The meeting with the players was part of a full day for Brewer, who spent the day at the high school and at Gladden Middle, its feeder school. Brewer’s hiring as a teacher was approved by the school board on Monday night after a coaching search that included more than 70 applicants.

Murray County was 0-10 last fall in the final season of John Hammond’s two-year reign as head coach. The Indians had just two victories — both forfeits — during those two years, and the program is 7-63 over the past seven seasons. For next year’s seniors, Brewer will be the school’s third football coach since they were freshmen. Their last win on the field came during John Ziegler’s final season as head coach in 2010, when the team went 2-8.

“I have an immeasurable amount of respect for these seniors, who have really stuck with it,” Brewer said. “They are still there and still toughing it out. They have been through so much and have persevered and are still going.”

Brewer’s focus is more on what’s ahead, though.

“The good thing is we can do now what RGIII does on the new commercial,” Brewer said, referring to NFL Offensive Rookie of the Year Robert Griffin III. “It shows a scoreboard and the scoreboard blows up, and the gist of it is that it is time to get back to work. All of that past don’t matter. It is time to move on. The sooner that is forgotten, the better it will be. Let’s look forward now and move forward.”

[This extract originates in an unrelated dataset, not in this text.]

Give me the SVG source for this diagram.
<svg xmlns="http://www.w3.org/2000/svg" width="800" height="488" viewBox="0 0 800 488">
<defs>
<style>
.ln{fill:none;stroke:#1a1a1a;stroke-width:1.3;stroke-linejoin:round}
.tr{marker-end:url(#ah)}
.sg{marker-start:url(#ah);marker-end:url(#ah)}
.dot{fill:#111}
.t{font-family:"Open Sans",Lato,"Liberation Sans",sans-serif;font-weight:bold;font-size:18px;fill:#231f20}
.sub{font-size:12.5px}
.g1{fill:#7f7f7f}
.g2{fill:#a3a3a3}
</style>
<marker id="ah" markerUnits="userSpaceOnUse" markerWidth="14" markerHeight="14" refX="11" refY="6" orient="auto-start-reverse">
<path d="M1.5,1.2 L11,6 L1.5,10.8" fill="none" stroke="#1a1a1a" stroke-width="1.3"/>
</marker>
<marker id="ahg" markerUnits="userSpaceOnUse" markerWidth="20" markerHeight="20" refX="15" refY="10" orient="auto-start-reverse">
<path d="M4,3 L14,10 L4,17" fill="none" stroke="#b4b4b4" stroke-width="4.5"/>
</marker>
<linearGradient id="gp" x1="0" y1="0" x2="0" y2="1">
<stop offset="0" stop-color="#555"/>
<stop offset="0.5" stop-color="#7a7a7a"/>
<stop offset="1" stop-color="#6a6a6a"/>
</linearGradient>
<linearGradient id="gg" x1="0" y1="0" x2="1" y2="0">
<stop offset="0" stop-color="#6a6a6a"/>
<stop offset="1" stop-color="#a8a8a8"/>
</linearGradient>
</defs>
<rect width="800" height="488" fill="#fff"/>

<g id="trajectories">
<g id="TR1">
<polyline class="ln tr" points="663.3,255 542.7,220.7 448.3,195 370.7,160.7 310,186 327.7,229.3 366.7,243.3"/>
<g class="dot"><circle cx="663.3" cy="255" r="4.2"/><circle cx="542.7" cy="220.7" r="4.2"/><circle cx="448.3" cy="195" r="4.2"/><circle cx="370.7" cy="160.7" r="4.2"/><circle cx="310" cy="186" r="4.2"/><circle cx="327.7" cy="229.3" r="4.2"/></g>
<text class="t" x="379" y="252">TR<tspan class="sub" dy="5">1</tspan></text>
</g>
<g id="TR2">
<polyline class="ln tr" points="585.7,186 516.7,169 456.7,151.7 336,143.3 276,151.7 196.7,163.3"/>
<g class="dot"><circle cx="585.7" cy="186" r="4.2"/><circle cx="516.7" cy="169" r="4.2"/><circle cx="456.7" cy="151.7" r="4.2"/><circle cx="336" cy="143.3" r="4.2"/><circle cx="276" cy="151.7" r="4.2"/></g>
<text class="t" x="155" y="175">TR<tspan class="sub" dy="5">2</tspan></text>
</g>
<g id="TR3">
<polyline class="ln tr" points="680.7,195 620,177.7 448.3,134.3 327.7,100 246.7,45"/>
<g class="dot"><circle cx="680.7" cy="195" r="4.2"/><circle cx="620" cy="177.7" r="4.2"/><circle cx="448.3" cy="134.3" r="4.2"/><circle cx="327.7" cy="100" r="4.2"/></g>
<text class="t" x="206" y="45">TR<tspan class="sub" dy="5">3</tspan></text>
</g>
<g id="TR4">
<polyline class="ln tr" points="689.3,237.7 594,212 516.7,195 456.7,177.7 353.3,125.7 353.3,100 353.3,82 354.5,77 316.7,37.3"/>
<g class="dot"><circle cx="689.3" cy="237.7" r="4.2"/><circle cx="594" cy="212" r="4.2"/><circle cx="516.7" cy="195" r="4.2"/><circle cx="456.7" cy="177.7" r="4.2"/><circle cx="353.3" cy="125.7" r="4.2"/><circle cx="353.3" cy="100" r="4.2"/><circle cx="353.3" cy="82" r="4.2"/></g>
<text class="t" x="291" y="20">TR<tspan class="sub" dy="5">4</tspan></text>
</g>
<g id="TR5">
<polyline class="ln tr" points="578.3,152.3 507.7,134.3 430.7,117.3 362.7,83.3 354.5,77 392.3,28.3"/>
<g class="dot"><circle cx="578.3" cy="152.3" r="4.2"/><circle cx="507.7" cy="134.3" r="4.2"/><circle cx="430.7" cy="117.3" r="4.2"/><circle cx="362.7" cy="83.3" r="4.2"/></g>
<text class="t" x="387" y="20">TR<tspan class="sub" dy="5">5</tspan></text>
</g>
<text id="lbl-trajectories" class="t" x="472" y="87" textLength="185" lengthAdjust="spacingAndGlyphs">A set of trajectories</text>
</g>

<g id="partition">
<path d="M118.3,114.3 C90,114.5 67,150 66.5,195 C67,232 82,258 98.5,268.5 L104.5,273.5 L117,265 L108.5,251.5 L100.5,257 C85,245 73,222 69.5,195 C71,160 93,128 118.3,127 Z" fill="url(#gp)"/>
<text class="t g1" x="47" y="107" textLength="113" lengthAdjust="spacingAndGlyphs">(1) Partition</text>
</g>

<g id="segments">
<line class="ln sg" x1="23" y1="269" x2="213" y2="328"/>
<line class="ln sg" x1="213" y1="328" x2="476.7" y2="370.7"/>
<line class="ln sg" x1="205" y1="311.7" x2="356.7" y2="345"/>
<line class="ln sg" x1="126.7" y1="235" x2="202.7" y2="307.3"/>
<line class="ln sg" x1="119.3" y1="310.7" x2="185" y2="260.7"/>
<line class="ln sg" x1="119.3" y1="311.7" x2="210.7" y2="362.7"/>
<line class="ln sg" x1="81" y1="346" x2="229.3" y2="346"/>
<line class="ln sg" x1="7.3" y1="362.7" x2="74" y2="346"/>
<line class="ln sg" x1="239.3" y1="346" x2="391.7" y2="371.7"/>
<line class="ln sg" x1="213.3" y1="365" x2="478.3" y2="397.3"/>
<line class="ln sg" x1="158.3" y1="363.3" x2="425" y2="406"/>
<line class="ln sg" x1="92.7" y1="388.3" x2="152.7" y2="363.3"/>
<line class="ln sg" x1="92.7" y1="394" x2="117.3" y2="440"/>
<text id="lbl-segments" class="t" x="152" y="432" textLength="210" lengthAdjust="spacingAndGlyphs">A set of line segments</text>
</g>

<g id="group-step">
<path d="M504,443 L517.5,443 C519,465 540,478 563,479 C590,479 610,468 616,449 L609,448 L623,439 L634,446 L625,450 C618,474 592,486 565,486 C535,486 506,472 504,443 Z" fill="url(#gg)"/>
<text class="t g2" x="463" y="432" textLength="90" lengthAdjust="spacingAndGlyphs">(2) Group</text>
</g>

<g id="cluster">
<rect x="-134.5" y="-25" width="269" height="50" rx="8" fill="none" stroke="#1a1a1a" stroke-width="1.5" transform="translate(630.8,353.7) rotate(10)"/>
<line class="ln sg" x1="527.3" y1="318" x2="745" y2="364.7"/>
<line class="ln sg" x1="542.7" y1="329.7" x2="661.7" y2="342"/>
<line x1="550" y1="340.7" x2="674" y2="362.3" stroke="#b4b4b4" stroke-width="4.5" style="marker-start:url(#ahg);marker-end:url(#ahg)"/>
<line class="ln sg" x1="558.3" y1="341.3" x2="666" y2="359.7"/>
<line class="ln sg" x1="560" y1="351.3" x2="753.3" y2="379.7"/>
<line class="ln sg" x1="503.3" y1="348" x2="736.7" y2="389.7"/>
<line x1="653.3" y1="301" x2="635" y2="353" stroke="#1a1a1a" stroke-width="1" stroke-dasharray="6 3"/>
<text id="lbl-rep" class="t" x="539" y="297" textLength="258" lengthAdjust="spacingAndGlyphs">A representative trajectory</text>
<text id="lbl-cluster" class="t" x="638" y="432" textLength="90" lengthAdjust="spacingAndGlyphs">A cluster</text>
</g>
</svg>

This is Brewer’s first head coaching position after serving as defensive coordinator last season at Northwest; he held the same position in 2011 at Southeast Whitfield, where he was an assistant for several seasons. He is also currently the boys track and field coach at Northwest and coached both boys and girls track and field during his time at Southeast.

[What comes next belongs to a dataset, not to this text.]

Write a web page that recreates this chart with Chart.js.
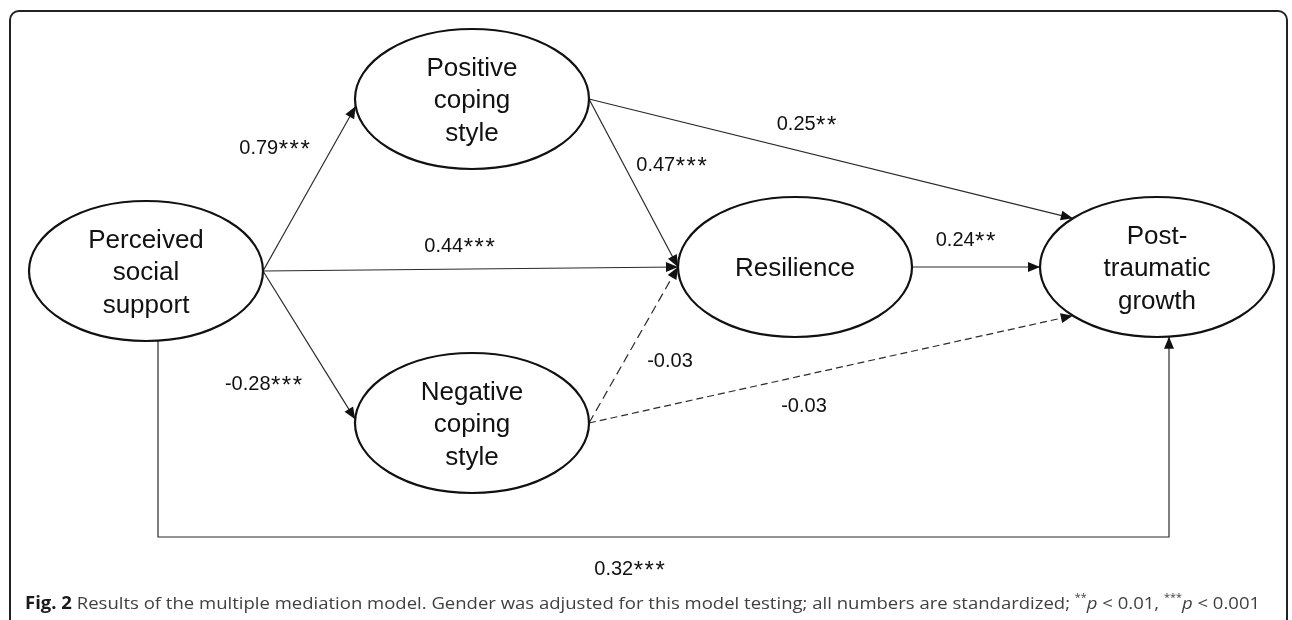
<!DOCTYPE html>
<html>
<head>
<meta charset="utf-8">
<script src="https://cdn.jsdelivr.net/npm/chart.js@4.4.1/dist/chart.umd.min.js"></script>
<style>
  html, body { margin: 0; padding: 0; background: #fff; }
  #wrap { position: relative; width: 1292px; height: 620px; overflow: hidden; }
  #frame { position: absolute; left: 9px; top: 10px; width: 1279px; height: 640px;
           border: 2px solid #222; border-radius: 10px; box-sizing: border-box; }
  #diagram { position: absolute; left: 0; top: 0; }
  #caption { position: absolute; left: 25px; top: 590px; white-space: nowrap;
             font-family: "Open Sans", sans-serif; font-size: 17px; color: #404040;
             transform-origin: left top; }
  #caption b { color: #1a1a1a; }
  #caption sup { font-size: 10px; vertical-align: 8px; }
</style>
</head>
<body>
<div id="wrap">
  <div id="frame"></div>
  <canvas id="diagram" width="1292" height="620"></canvas>
  <div id="caption"><b>Fig. 2</b> Results of the multiple mediation model. Gender was adjusted for this model testing; all numbers are standardized; <sup>**</sup><i>p</i> &lt; 0.01, <sup>***</sup><i>p</i> &lt; 0.001</div>
</div>
<script>
// --- Data: nodes of the path model ---
const nodeLabels = [
    ['Perceived', 'social', 'support'],
    ['Positive', 'coping', 'style'],
    ['Negative', 'coping', 'style'],
    ['Resilience'],
    ['Post-', 'traumatic', 'growth']
];
const nodeX = [146, 472, 472, 795, 1157];
const nodeY = [271, 99, 423, 267, 267];

// --- Data: paths and standardized coefficients ---
const pathFrom = [0, 0, 0, 1, 1, 2, 2, 3, 0];
const pathTo   = [1, 3, 2, 3, 4, 3, 4, 4, 4];
const pathCoef = ['0.79***', '0.44***', '-0.28***', '0.47***', '0.25**', '-0.03', '-0.03', '0.24**', '0.32***'];
const pathSig  = [true, true, true, true, true, false, false, true, true];

// --- Layout (not data) ---
const RX = 117, RY = 70;
// angle on the ellipse where each path leaves / arrives (deg, 0 = right, 90 = down)
const startAngle = [0, 0, 0, 0, 0, 0, 0, 0, 90];
const endAngle   = [174, 180, 183, 180, 224, 180, 136, 180, 90];
const dashes     = [[], [], [], [], [], [9, 5], [7, 4], [], []];
const coefPos = [[275, 147], [460, 245], [264, 383], [672, 164], [807, 123],
                 [670, 360], [804, 405], [966, 239], [630, 568]];
const elbow = { x0: 158, x1: 1169, y: 537 };

function onEllipse(i, deg) {
    const a = deg * Math.PI / 180;
    return { x: nodeX[i] + RX * Math.cos(a), y: nodeY[i] + RY * Math.sin(a) };
}
function bottomAt(i, x) {
    const t = (x - nodeX[i]) / RX;
    return { x: x, y: nodeY[i] + RY * Math.sqrt(1 - t * t) };
}

// --- Build one line dataset per path ---
const datasets = pathFrom.map((f, k) => {
    const t = pathTo[k];
    let pts;
    if (startAngle[k] === 90 && endAngle[k] === 90) {
        const a = bottomAt(f, elbow.x0), b = bottomAt(t, elbow.x1);
        pts = [a, { x: elbow.x0, y: elbow.y }, { x: elbow.x1, y: elbow.y }, b];
    } else {
        pts = [onEllipse(f, startAngle[k]), onEllipse(t, endAngle[k])];
    }
    return {
        data: pts,
        showLine: true,
        pointRadius: 0,
        borderColor: '#2a2a2a',
        borderWidth: 1.2,
        borderDash: pathSig[k] ? [] : dashes[k],
        tension: 0
    };
});

// coefficient text: number part at 20px, stars a bit larger and spaced
const NUM_FONT = '20px "Liberation Sans", Arial, sans-serif';
const STAR_FONT = '24px "Liberation Sans", Arial, sans-serif';
function drawCoef(ctx, text, x, y) {
    const m = text.match(/^([^*]*)(\**)$/);
    const num = m[1], stars = m[2];
    ctx.textAlign = 'left';
    ctx.textBaseline = 'alphabetic';
    ctx.font = NUM_FONT;
    ctx.letterSpacing = '0px';
    const wNum = ctx.measureText(num).width;
    ctx.font = STAR_FONT;
    ctx.letterSpacing = '1.5px';
    const wStars = stars ? ctx.measureText(stars).width : 0;
    const x0 = x - (wNum + wStars) / 2;
    const base = y + 7;
    ctx.font = NUM_FONT;
    ctx.letterSpacing = '0px';
    ctx.fillText(num, x0, base);
    if (stars) {
        ctx.font = STAR_FONT;
        ctx.letterSpacing = '1.5px';
        ctx.fillText(stars, x0 + wNum + 0.5, base + 3);
        ctx.letterSpacing = '0px';
    }
}

// --- Plugin: ellipses, arrowheads, labels ---
const pathDiagram = {
    id: 'pathDiagram',
    afterDatasetsDraw(chart) {
        const ctx = chart.ctx;
        const sx = chart.scales.x, sy = chart.scales.y;
        ctx.save();

        // arrowheads
        chart.data.datasets.forEach(ds => {
            const n = ds.data.length;
            const p = ds.data[n - 2], q = ds.data[n - 1];
            const x1 = sx.getPixelForValue(p.x), y1 = sy.getPixelForValue(p.y);
            const x2 = sx.getPixelForValue(q.x), y2 = sy.getPixelForValue(q.y);
            const ang = Math.atan2(y2 - y1, x2 - x1);
            const L = 12, W = 5;
            ctx.beginPath();
            ctx.moveTo(x2, y2);
            ctx.lineTo(x2 - L * Math.cos(ang) + W * Math.sin(ang), y2 - L * Math.sin(ang) - W * Math.cos(ang));
            ctx.lineTo(x2 - L * Math.cos(ang) - W * Math.sin(ang), y2 - L * Math.sin(ang) + W * Math.cos(ang));
            ctx.closePath();
            ctx.fillStyle = '#111';
            ctx.fill();
        });

        // ellipses with labels
        nodeLabels.forEach((lines, i) => {
            const cx = sx.getPixelForValue(nodeX[i]), cy = sy.getPixelForValue(nodeY[i]);
            const rx = Math.abs(sx.getPixelForValue(nodeX[i] + RX) - cx);
            const ry = Math.abs(sy.getPixelForValue(nodeY[i] + RY) - cy);
            ctx.beginPath();
            ctx.ellipse(cx, cy, rx, ry, 0, 0, Math.PI * 2);
            ctx.lineWidth = 2.2;
            ctx.strokeStyle = '#111';
            ctx.stroke();
            ctx.fillStyle = '#111';
            ctx.font = '26px "Liberation Sans", Arial, sans-serif';
            ctx.textAlign = 'center';
            ctx.textBaseline = 'middle';
            const lh = 32.5;
            lines.forEach((s, j) => {
                ctx.fillText(s, cx, cy + 2 + (j - (lines.length - 1) / 2) * lh);
            });
        });

        // coefficients
        ctx.fillStyle = '#111';
        pathCoef.forEach((c, k) => {
            drawCoef(ctx, c, sx.getPixelForValue(coefPos[k][0]), sy.getPixelForValue(coefPos[k][1]));
        });
        ctx.restore();
    }
};

new Chart(document.getElementById('diagram'), {
    type: 'scatter',
    data: { datasets: datasets },
    options: {
        responsive: false,
        animation: false,
        layout: { padding: 0 },
        plugins: { legend: { display: false }, tooltip: { enabled: false } },
        scales: {
            x: { type: 'linear', min: 0, max: 1292, display: false },
            y: { type: 'linear', min: 0, max: 620, reverse: true, display: false }
        }
    },
    plugins: [pathDiagram]
});

// stretch caption to the width used in the figure
const cap = document.getElementById('caption');
cap.style.transform = 'scaleX(' + (1235 / cap.offsetWidth) + ')';
</script>
</body>
</html>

A native of Polk County (Tenn.), Brewer said Chatsworth reminds him a lot of his hometown.

“I think everywhere I have been in my life has been for a reason,” Brewer said. “I played at Polk county, and it is like Chatsworth, where on Friday night everyone goes to the ballgame. We need to get back to that where that stadium is a sea of green and white. And I know that it will get back to that. It will be that way again. Sure, there is another school in the county, but that support is still there and we just have to tap back into it.”

Murray County’s football doldrums began when the school’s enrollment forced them up to what was then the state’s highest classification, 5A, and the Indians went 0-10 in 2006 in the final season under coach Bill Napier. That was followed by two seasons under Josh Lowe as the team went 1-19. Ziegler followed and was 4-16 in two seasons.

Murray County hasn’t had a winning season since 2005, when the Indians were 7-4 and made their most recent appearance in the state playoffs; the team hasn’t won a playoff game since 2001. The school’s best year on the football field came in 1984, when the Indians were 12-2 and advanced to the Class 3A state semifinals under second-year coach Tony Plavich — who was also hired away from Whitfield County Schools.

While Brewer knows he’s facing a rebuilding process, he is looking forward to taking the steps to do just that.

“There is a great amount of pride in this community and in this school,” he said. “I don’t feel any pressure to win immediately, and I don’t want the kids to feel that way either. We are going to get in the weight room, and then go to spring and then go through summer workouts and then worry about (the season opener with) Coahulla Creek.”

Noseguard and offensive tackle Clay Thornbury, who will be a senior, said Brewer will be a “good piece to the puzzle.”

“He seems very nice, and he was very energetic, and he was very enthusiastic about what he is doing,” Thornbury said. “He talked a lot about the people who had played and stuck with it and gave us a lot of respect and respect for the school. It surprised some people. I guess we don’t have a really good atmosphere with pride in the school right now.”

The players, though, know there will be no miracle fix.

“It has been tough, without a doubt,” Chavez said of the past three seasons. “It shows your character and shows your colors to stay committed to a program that has been up and down. Our main focus for our class is we would love nothing more than to change the program around.

“I have a great feeling,” he said. “He is just so passionate. He is a great man, you can just tell. He is excited to be the new Murray County High School football coach, and it really rubbed off on us today.”

Brewer said he and Linder haven’t talked about specifics with the coaching staff and said he would meet with the coaches on staff now. While he said he had some coaches he wanted to bring in with him, he wasn’t sure if there would be positions in Murray County Schools for any specific number.

“We haven’t had a chance to discuss very many specifics,” Brewer said. “I have some people that I would like to bring in, but I know that we have to have spots for teachers to be able to come in.”